• _Aim of the exercise_
Repeat the material verbatim and drop the pictures.

• _Dataset extract_
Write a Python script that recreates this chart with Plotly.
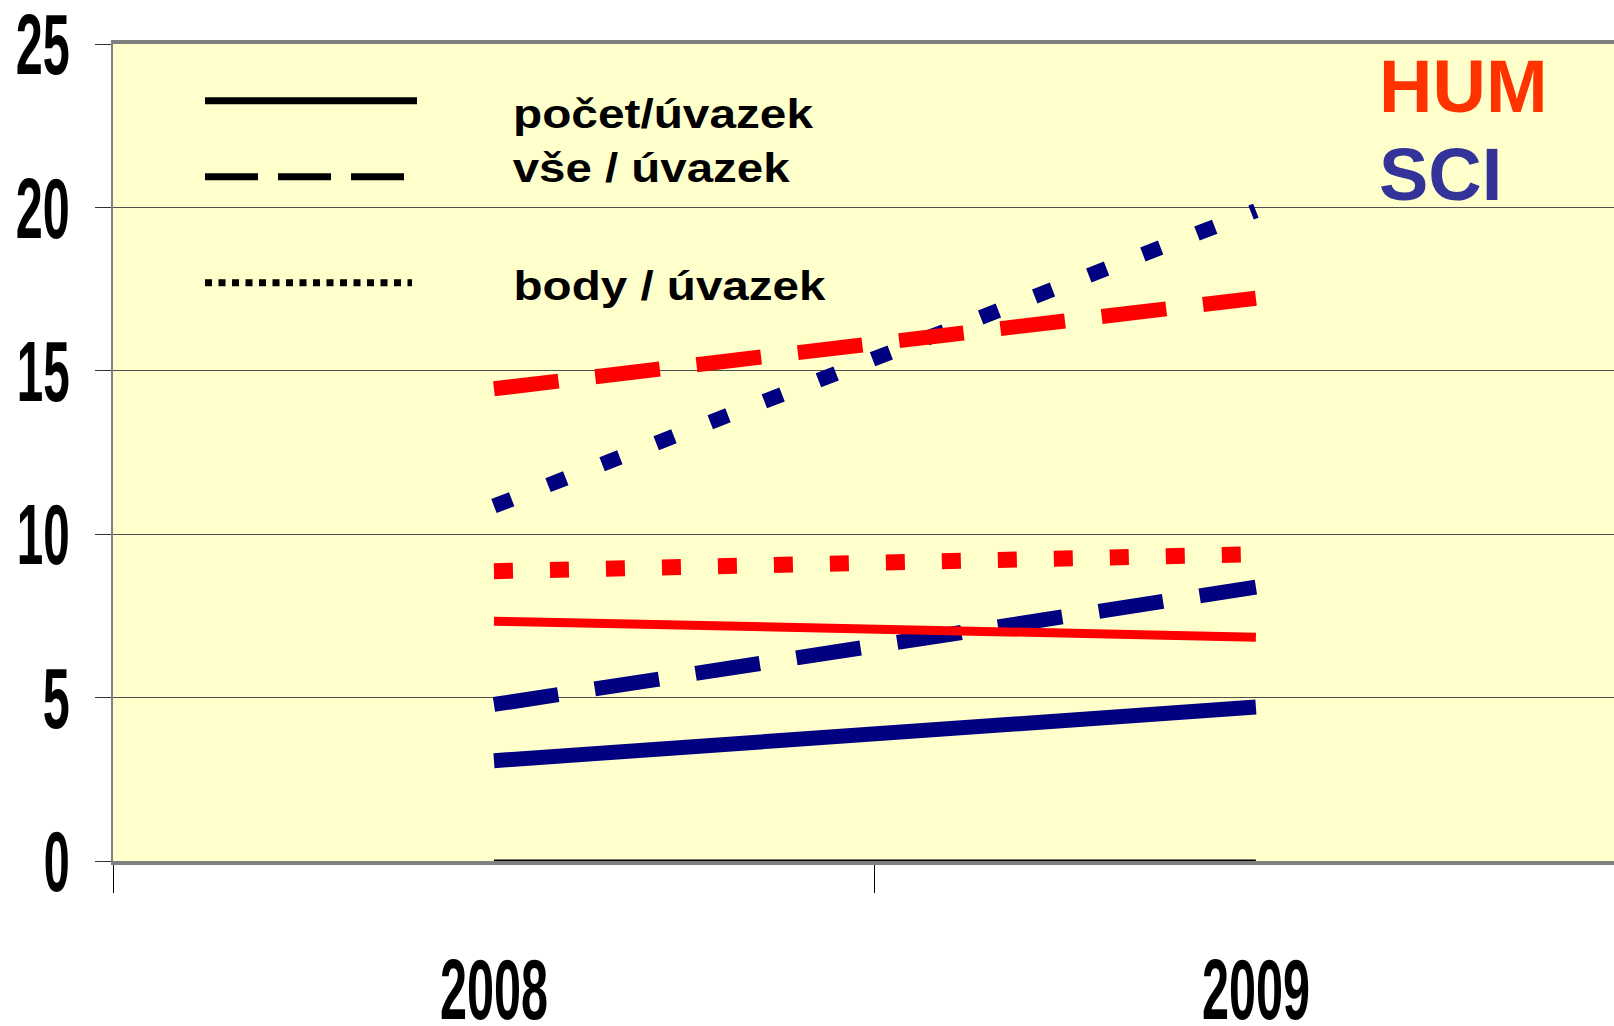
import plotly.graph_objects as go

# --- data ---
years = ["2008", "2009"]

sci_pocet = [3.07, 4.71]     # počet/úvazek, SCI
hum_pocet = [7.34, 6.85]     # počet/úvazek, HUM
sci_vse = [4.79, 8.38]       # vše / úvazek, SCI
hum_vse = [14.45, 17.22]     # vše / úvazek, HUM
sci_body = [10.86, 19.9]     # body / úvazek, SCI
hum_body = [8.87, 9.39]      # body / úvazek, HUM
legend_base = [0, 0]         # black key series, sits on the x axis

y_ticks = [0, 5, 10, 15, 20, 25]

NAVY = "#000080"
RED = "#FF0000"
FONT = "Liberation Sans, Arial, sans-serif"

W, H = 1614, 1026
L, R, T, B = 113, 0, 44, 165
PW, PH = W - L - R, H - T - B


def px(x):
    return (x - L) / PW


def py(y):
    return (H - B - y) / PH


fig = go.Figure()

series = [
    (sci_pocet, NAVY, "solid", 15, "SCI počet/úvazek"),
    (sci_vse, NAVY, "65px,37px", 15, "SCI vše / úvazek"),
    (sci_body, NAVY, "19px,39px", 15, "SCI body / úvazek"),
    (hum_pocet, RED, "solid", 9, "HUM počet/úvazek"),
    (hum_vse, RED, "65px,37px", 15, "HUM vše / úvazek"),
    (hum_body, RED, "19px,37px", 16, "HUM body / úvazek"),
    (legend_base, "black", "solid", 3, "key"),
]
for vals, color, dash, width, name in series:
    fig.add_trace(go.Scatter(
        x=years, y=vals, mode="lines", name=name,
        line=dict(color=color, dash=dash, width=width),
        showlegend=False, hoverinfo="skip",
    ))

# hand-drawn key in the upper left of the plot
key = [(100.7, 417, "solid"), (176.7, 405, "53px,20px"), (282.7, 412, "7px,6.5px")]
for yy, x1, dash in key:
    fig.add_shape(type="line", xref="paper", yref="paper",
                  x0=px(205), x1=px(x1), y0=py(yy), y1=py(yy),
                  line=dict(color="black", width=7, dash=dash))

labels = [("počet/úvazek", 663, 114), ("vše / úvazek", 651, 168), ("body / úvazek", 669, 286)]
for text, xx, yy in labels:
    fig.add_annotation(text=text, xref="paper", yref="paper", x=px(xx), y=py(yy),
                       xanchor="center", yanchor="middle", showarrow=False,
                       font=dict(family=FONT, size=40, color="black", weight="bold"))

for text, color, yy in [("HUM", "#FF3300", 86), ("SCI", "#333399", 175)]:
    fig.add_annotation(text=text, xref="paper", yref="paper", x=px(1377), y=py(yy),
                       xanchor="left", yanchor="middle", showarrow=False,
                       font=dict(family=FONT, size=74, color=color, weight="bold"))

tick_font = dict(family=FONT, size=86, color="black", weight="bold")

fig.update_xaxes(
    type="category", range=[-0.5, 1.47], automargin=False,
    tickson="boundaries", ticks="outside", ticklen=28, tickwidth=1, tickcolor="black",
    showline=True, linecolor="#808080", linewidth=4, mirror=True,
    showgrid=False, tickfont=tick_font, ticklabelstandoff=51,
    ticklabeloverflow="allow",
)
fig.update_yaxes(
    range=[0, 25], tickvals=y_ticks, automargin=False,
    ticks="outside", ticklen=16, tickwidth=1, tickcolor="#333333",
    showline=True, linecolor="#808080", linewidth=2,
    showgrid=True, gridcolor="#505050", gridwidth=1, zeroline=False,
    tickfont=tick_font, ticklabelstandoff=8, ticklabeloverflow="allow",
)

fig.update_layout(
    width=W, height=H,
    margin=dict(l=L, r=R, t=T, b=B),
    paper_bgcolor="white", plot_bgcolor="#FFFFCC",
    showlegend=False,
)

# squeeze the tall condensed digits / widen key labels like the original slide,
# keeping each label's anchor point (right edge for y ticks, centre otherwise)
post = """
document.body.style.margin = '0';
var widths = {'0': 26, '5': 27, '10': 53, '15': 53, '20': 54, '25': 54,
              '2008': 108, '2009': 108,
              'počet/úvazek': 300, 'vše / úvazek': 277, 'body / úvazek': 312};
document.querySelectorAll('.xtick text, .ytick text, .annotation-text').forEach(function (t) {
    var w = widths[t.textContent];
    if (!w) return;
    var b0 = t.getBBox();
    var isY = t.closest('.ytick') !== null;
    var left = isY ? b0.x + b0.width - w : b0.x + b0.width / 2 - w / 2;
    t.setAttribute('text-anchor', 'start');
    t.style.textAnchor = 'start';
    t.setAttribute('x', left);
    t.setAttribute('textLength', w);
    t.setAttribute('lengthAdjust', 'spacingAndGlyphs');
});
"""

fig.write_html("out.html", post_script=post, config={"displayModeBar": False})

• _Final answer_
Write a Python script that recreates this chart with Plotly.
import plotly.graph_objects as go

# --- data ---
years = ["2008", "2009"]

sci_pocet = [3.07, 4.71]     # počet/úvazek, SCI
hum_pocet = [7.34, 6.85]     # počet/úvazek, HUM
sci_vse = [4.79, 8.38]       # vše / úvazek, SCI
hum_vse = [14.45, 17.22]     # vše / úvazek, HUM
sci_body = [10.86, 19.9]     # body / úvazek, SCI
hum_body = [8.87, 9.39]      # body / úvazek, HUM
legend_base = [0, 0]         # black key series, sits on the x axis

y_ticks = [0, 5, 10, 15, 20, 25]

NAVY = "#000080"
RED = "#FF0000"
FONT = "Liberation Sans, Arial, sans-serif"

W, H = 1614, 1026
L, R, T, B = 113, 0, 44, 165
PW, PH = W - L - R, H - T - B


def px(x):
    return (x - L) / PW


def py(y):
    return (H - B - y) / PH


fig = go.Figure()

series = [
    (sci_pocet, NAVY, "solid", 15, "SCI počet/úvazek"),
    (sci_vse, NAVY, "65px,37px", 15, "SCI vše / úvazek"),
    (sci_body, NAVY, "19px,39px", 15, "SCI body / úvazek"),
    (hum_pocet, RED, "solid", 9, "HUM počet/úvazek"),
    (hum_vse, RED, "65px,37px", 15, "HUM vše / úvazek"),
    (hum_body, RED, "19px,37px", 16, "HUM body / úvazek"),
    (legend_base, "black", "solid", 3, "key"),
]
for vals, color, dash, width, name in series:
    fig.add_trace(go.Scatter(
        x=years, y=vals, mode="lines", name=name,
        line=dict(color=color, dash=dash, width=width),
        showlegend=False, hoverinfo="skip",
    ))

# hand-drawn key in the upper left of the plot
key = [(100.7, 417, "solid"), (176.7, 405, "53px,20px"), (282.7, 412, "7px,6.5px")]
for yy, x1, dash in key:
    fig.add_shape(type="line", xref="paper", yref="paper",
                  x0=px(205), x1=px(x1), y0=py(yy), y1=py(yy),
                  line=dict(color="black", width=7, dash=dash))

labels = [("počet/úvazek", 663, 114), ("vše / úvazek", 651, 168), ("body / úvazek", 669, 286)]
for text, xx, yy in labels:
    fig.add_annotation(text=text, xref="paper", yref="paper", x=px(xx), y=py(yy),
                       xanchor="center", yanchor="middle", showarrow=False,
                       font=dict(family=FONT, size=40, color="black", weight="bold"))

for text, color, yy in [("HUM", "#FF3300", 86), ("SCI", "#333399", 175)]:
    fig.add_annotation(text=text, xref="paper", yref="paper", x=px(1377), y=py(yy),
                       xanchor="left", yanchor="middle", showarrow=False,
                       font=dict(family=FONT, size=74, color=color, weight="bold"))

tick_font = dict(family=FONT, size=86, color="black", weight="bold")

fig.update_xaxes(
    type="category", range=[-0.5, 1.47], automargin=False,
    tickson="boundaries", ticks="outside", ticklen=28, tickwidth=1, tickcolor="black",
    showline=True, linecolor="#808080", linewidth=4, mirror=True,
    showgrid=False, tickfont=tick_font, ticklabelstandoff=51,
    ticklabeloverflow="allow",
)
fig.update_yaxes(
    range=[0, 25], tickvals=y_ticks, automargin=False,
    ticks="outside", ticklen=16, tickwidth=1, tickcolor="#333333",
    showline=True, linecolor="#808080", linewidth=2,
    showgrid=True, gridcolor="#505050", gridwidth=1, zeroline=False,
    tickfont=tick_font, ticklabelstandoff=8, ticklabeloverflow="allow",
)

fig.update_layout(
    width=W, height=H,
    margin=dict(l=L, r=R, t=T, b=B),
    paper_bgcolor="white", plot_bgcolor="#FFFFCC",
    showlegend=False,
)

# squeeze the tall condensed digits / widen key labels like the original slide,
# keeping each label's anchor point (right edge for y ticks, centre otherwise)
post = """
document.body.style.margin = '0';
var widths = {'0': 26, '5': 27, '10': 53, '15': 53, '20': 54, '25': 54,
              '2008': 108, '2009': 108,
              'počet/úvazek': 300, 'vše / úvazek': 277, 'body / úvazek': 312};
document.querySelectorAll('.xtick text, .ytick text, .annotation-text').forEach(function (t) {
    var w = widths[t.textContent];
    if (!w) return;
    var b0 = t.getBBox();
    var isY = t.closest('.ytick') !== null;
    var left = isY ? b0.x + b0.width - w : b0.x + b0.width / 2 - w / 2;
    t.setAttribute('text-anchor', 'start');
    t.style.textAnchor = 'start';
    t.setAttribute('x', left);
    t.setAttribute('textLength', w);
    t.setAttribute('lengthAdjust', 'spacingAndGlyphs');
});
"""

fig.write_html("out.html", post_script=post, config={"displayModeBar": False})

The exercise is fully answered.